Anyway, I went to my clothes closet and brought the chair stool out in front of the dryer, lifted the seat up, leaving 2 steps which I stepped right up on, pulled the plug, got right back down, and heard the motor noise still going strong. This gave me the feeling that I have a real serious problem here, and I even stuck my head inside the dryer, and the noise was still noising, and it was still warm in there. What to do, what to do? Well, the sensible thing to do is contact the Sears Service people and get them on it ASAP. The phone book is too much for me to lift, so back to the computer to find the 800 number to call.

This whole scene started around 10 AM, and after all the back and forth from income tax to wash and dry the laundry, it was now around 3:30 PM and I happened to get a real person to talk to, which in itself is quite an achievement these days, and tell him how desperate I was and that I am 92 years old and would the thing catch fire, and so on and so on. He even had me go out to the dryer and report back if it was still doing the same thing, and it was. Finally, we set an appointment for Saturday, the 13th between 8 and 12, along with a credit card charge of $139. There was no earlier time available, and by then, I was so weak from running – well, actually walking. I’m definitely not supposed to, or maybe I just plain- old can’t run anymore. So I agreed on the appointment time and day.

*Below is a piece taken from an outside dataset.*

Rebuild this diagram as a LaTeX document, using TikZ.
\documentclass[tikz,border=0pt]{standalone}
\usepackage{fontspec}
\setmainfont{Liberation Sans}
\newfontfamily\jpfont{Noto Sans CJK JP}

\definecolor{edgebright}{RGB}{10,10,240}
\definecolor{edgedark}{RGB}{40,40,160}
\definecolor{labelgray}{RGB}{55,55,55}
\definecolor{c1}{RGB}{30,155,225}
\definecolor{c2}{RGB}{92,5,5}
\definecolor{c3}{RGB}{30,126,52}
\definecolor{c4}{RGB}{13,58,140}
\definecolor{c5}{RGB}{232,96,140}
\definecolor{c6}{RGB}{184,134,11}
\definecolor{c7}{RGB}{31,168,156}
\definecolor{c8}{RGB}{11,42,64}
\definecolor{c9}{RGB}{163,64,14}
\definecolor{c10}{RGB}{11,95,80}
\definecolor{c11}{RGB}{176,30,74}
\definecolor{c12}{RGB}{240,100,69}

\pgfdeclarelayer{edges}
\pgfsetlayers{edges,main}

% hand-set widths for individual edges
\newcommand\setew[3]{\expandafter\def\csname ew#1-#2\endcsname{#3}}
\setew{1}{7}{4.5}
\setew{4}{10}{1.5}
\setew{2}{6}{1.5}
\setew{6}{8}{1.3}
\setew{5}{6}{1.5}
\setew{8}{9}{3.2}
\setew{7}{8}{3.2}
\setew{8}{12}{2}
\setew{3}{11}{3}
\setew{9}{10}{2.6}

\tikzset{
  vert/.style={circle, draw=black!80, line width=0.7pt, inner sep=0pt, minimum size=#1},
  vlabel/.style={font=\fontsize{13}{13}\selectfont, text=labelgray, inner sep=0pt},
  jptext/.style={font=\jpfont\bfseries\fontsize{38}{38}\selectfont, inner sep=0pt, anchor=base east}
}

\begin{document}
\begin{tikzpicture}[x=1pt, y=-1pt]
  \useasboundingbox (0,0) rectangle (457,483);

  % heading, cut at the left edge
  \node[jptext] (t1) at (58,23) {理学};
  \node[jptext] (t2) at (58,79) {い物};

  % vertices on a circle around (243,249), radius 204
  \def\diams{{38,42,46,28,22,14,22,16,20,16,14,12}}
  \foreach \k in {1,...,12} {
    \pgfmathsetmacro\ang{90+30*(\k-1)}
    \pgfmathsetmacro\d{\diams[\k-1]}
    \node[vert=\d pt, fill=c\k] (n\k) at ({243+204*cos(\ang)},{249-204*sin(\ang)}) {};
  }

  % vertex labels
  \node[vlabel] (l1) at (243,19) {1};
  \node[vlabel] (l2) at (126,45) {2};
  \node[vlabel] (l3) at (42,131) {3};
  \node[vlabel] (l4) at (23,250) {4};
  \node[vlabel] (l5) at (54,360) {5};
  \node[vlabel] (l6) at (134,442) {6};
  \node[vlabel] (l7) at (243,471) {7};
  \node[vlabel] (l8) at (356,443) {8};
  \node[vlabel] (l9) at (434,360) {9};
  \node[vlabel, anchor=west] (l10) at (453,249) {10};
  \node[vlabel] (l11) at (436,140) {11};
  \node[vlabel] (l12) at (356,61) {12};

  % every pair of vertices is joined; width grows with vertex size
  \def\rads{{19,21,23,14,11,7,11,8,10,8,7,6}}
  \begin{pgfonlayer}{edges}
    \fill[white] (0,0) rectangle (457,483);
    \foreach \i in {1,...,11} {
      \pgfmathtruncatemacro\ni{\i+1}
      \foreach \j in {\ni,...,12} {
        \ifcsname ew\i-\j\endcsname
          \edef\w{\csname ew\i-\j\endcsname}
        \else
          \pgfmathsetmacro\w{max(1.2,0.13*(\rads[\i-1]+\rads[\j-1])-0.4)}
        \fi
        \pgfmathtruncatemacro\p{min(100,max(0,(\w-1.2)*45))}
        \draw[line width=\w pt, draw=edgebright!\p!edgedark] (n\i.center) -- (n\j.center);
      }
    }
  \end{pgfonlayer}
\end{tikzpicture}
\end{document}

Next, my friend Alba called from the Tennis Garden where she does volunteer ushering. She was wondering how everything was going along at home, so I told her about the dryer and how the motor is still running, and I am out of my mind, and Sears can’t get here till Saturday. Didn’t even bother to mention the income tax was stuck with the pesky K-1’s. She tried to calm me down, and said she would be home when her shift ended. I tried to calm down to no avail.

When she did arrive home, she immediately was checking on the dryer since one walks right by it coming in from the garage. I was over in the dining room on the far side of the house, and she is telling me what’s wrong, but I can’t hear all of it, but could distinguish something about “the fan.” I am yelling “What? What?” I then go over to the laundry room to hear what she is telling me:

ALBA: “The fan is on.”

MELITAS: “What fan?”

ALBA: “The exhaust fan in ceiling.”

MELITAS: “Oh”

Well, it turned out I had never put my “hears” in that day.

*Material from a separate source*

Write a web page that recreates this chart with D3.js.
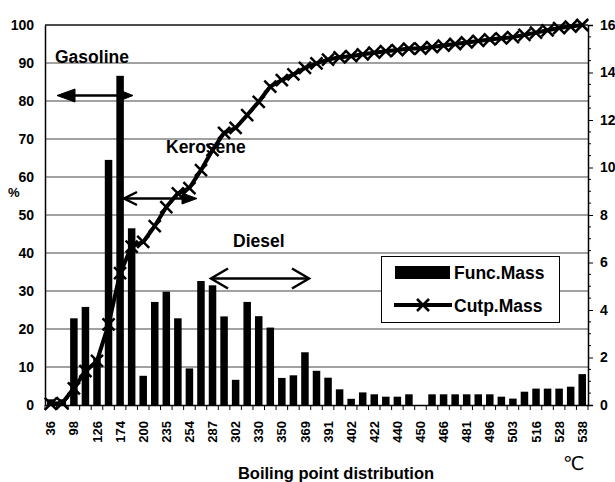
<!DOCTYPE html>
<html>
<head>
<meta charset="utf-8">
<script src="https://cdn.jsdelivr.net/npm/d3@7"></script>
<style>
  html, body { margin: 0; padding: 0; background: #fff; }
  svg { display: block; }
  text { font-family: "Liberation Sans", Arial, sans-serif; font-weight: bold; fill: #000; }
</style>
</head>
<body>
<svg id="chart" width="615" height="482"></svg>
<script>
// ---- data ----
const tickLabels = ["36","98","126","174","200","235","254","287","302","330","350","369",
                    "391","402","422","440","450","466","481","496","503","516","528","538"];
// Func.Mass, right axis (0-16)
const funcMass = [0.24, 0.24, 3.65, 4.13, 1.95, 10.32, 13.86, 7.44, 1.23, 4.34, 4.77, 3.65,
                  1.54, 5.22, 5.04, 3.73, 1.06, 4.34, 3.74, 3.26, 1.14, 1.25, 2.22, 1.44,
                  1.15, 0.66, 0.26, 0.53, 0.45, 0.35, 0.35, 0.45, 0.0, 0.45, 0.45, 0.45,
                  0.45, 0.45, 0.45, 0.35, 0.27, 0.56, 0.69, 0.69, 0.69, 0.77, 1.30];
// Cutp.Mass, left axis (%)
const cutpMass = [0.3, 0.5, 4.4, 8.9, 11.6, 21.2, 34.7, 41.7, 42.9, 47.1, 52.1, 55.7,
                  57.1, 61.8, 67.1, 71.6, 72.9, 76.3, 79.8, 83.8, 85.5, 87.0, 88.7, 89.9,
                  90.9, 91.5, 91.8, 92.3, 92.7, 93.1, 93.4, 93.8, 93.8, 94.2, 94.6, 95.0,
                  95.4, 95.8, 96.2, 96.5, 96.8, 97.4, 98.0, 98.6, 99.2, 99.6, 100];
const leftTicks = [0,10,20,30,40,50,60,70,80,90,100];
const rightTicks = [0,2,4,6,8,10,12,14,16];
const annotations = [
  {label: "Gasoline", tx: 55, ty: 63},
  {label: "Kerosene", tx: 166, ty: 153},
  {label: "Diesel", tx: 233, ty: 247}
];
const seriesNames = ["Func.Mass", "Cutp.Mass"];

// ---- layout ----
const L = 45, R = 588, T = 25, B = 405;
const svg = d3.select("#chart");
const idx = d3.range(funcMass.length);

const x = d3.scaleBand().domain(idx).range([L, R]).paddingInner(0.35).paddingOuter(0.175);
const yL = d3.scaleLinear().domain([0, 100]).range([B, T]);
const yR = d3.scaleLinear().domain([0, 16]).range([B, T]);
const cx = i => x(i) + x.bandwidth() / 2;

// gridlines
svg.append("g").selectAll("line").data(leftTicks.filter(d => d > 0)).join("line")
  .attr("x1", L).attr("x2", R)
  .attr("y1", d => yL(d)).attr("y2", d => yL(d))
  .attr("stroke", d => d === 100 ? "#111" : "#444").attr("stroke-width", d => d === 100 ? 1.5 : 1.1);

// bars
svg.append("g").selectAll("rect").data(idx).join("rect")
  .attr("x", i => x(i)).attr("width", x.bandwidth())
  .attr("y", i => yR(funcMass[i])).attr("height", i => B - yR(funcMass[i]))
  .attr("fill", "#000");

// left axis
const gl = svg.append("g").attr("transform", `translate(${L},0)`)
  .call(d3.axisLeft(yL).tickValues(leftTicks).tickSize(0).tickPadding(11));
gl.select(".domain").attr("stroke", "#000").attr("stroke-width", 1.5);
gl.selectAll("text").style("font-size", "14px").style("font-family", "'Liberation Sans', Arial, sans-serif").style("font-weight", "bold");

// right axis
const gr = svg.append("g").attr("transform", `translate(${R},0)`)
  .call(d3.axisRight(yR).tickValues(rightTicks).tickSize(5).tickPadding(7));
gr.select(".domain").attr("stroke", "#000").attr("stroke-width", 1.5);
gr.selectAll("line").attr("stroke", "#000");
gr.selectAll("text").style("font-size", "14px").style("font-family", "'Liberation Sans', Arial, sans-serif").style("font-weight", "bold");
// minor ticks on right axis
svg.append("g").selectAll("line").data(d3.range(0, 16.01, 0.5).filter(v => v % 2 !== 0)).join("line")
  .attr("x1", R).attr("x2", R + 3).attr("y1", d => yR(d)).attr("y2", d => yR(d))
  .attr("stroke", "#000").attr("stroke-width", 1);

// bottom axis
const gb = svg.append("g").attr("transform", `translate(0,${B})`)
  .call(d3.axisBottom(x).tickSize(0).tickPadding(0)
        .tickFormat(i => i % 2 === 0 ? tickLabels[i / 2] : ""));
gb.select(".domain").attr("stroke", "#000").attr("stroke-width", 1.5);
gb.selectAll(".tick text")
  .attr("transform", "translate(0,16) rotate(-90)")
  .attr("text-anchor", "end").attr("x", 0).attr("y", 0).attr("dy", "0.35em")
  .style("font-size", "13px").style("font-family", "'Liberation Sans', Arial, sans-serif").style("font-weight", "bold");
// boundary ticks between categories
svg.append("g").selectAll("line").data(idx.concat([idx.length])).join("line")
  .attr("x1", i => L + i * x.step())
  .attr("x2", i => L + i * x.step())
  .attr("y1", B).attr("y2", B + 5)
  .attr("stroke", "#000").attr("stroke-width", 1);

// axis titles
svg.append("text").attr("x", 8).attr("y", 197).style("font-size", "13px").text("%");
svg.append("text").attr("x", 336).attr("y", 479).attr("text-anchor", "middle")
  .style("font-size", "16.5px").text("Boiling point distribution");
svg.append("text").attr("x", 563).attr("y", 470).style("font-size", "19px")
  .style("font-family", "'DejaVu Sans', sans-serif").style("font-weight", "normal").text("℃");

// annotation texts
svg.append("g").selectAll("text").data(annotations).join("text")
  .attr("x", d => d.tx).attr("y", d => d.ty).style("font-size", "17.5px").text(d => d.label);

// arrows
const ag = svg.append("g").attr("stroke", "#000").attr("stroke-width", 2.5).attr("fill", "#000");
// Gasoline
ag.append("line").attr("x1", 62).attr("x2", 128).attr("y1", 95.5).attr("y2", 95.5);
ag.append("path").attr("d", "M57,95.5 L75,89 L75,102 Z").attr("stroke-width", 1);
ag.append("path").attr("d", "M133,95.5 L119,90 L119,101 Z").attr("stroke-width", 1);
// Kerosene
ag.append("line").attr("x1", 124).attr("x2", 192).attr("y1", 198.5).attr("y2", 198.5);
ag.append("path").attr("d", "M137,192 L124,198.5 L137,205").attr("fill", "none");
ag.append("path").attr("d", "M197,198.5 L182,193 L182,204 Z").attr("stroke-width", 1);
// Diesel
ag.append("line").attr("x1", 211).attr("x2", 309).attr("y1", 278.5).attr("y2", 278.5);
ag.append("path").attr("d", "M228,268.5 L211,278.5 L228,288.5").attr("fill", "none");
ag.append("path").attr("d", "M292,268.5 L309,278.5 L292,288.5").attr("fill", "none");

// cumulative line
const line = d3.line().x(i => cx(i)).y(i => yL(cutpMass[i]));
svg.append("path").datum(idx).attr("d", line)
  .attr("fill", "none").attr("stroke", "#000").attr("stroke-width", 4).attr("stroke-linejoin", "round");
const xm = (px, py, s) => `M${px - s},${py - s}L${px + s},${py + s}M${px - s},${py + s}L${px + s},${py - s}`;
svg.append("g").selectAll("path").data(idx).join("path")
  .attr("d", i => xm(cx(i), yL(cutpMass[i]), 6))
  .attr("stroke", "#000").attr("stroke-width", 2.5).attr("fill", "none");

// legend
const lg = svg.append("g");
lg.append("rect").attr("x", 381.5).attr("y", 256.5).attr("width", 178).attr("height", 66)
  .attr("fill", "#fff").attr("stroke", "#000").attr("stroke-width", 1);
lg.append("rect").attr("x", 395).attr("y", 266).attr("width", 55).attr("height", 13).attr("fill", "#000");
lg.append("text").attr("x", 454).attr("y", 279).style("font-size", "17.5px").text(seriesNames[0]);
lg.append("line").attr("x1", 394).attr("x2", 452).attr("y1", 305).attr("y2", 305)
  .attr("stroke", "#000").attr("stroke-width", 4);
lg.append("path").attr("d", xm(423, 305, 6)).attr("stroke", "#000").attr("stroke-width", 2.5);
lg.append("text").attr("x", 454).attr("y", 312).style("font-size", "17.5px").text(seriesNames[1]);
</script>
</body>
</html>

So now, Sears is all primed to arrive Saturday morning, and the dryer is AOK. It is after 6 PM so I race no, that’s crawl – back to the office to call and cancel. Everything is peachy keen, I reached a real person (a gal this time) and I go on and on telling her the whole story, even about sticking my head inside the dryer. She was cracking up, and every once in awhile she would be gone from the line since she was relating the whole story to her entire office. I told about being 92 and the racing back and forth between income tax and doing the laundry. That phone call took about 20 minutes, and they didn’t mind at all having to cancel the appointment and losing the business because everyone got such a charge hearing all about my little caper while home alone.

I would imagine there will be another rule added to the “Home Alone Rule Book: “Hearing aids in at all times. PERIOD.” It’s funny that at the end of every rule in that book it has Period spelled out. PERIOD.

THE END

(Read to here at the May 21, 2010 Luncheon held at Heritage Palms)
PS
And every time I mentioned “92,” I was telling a bit of a lie. I was not going to be 92 for 44 more days. Which incidentally was a blast when it really happened. I love birthdays, due to the fact that the family started me off at 1 year old raising one finger when they would ask me how old I was.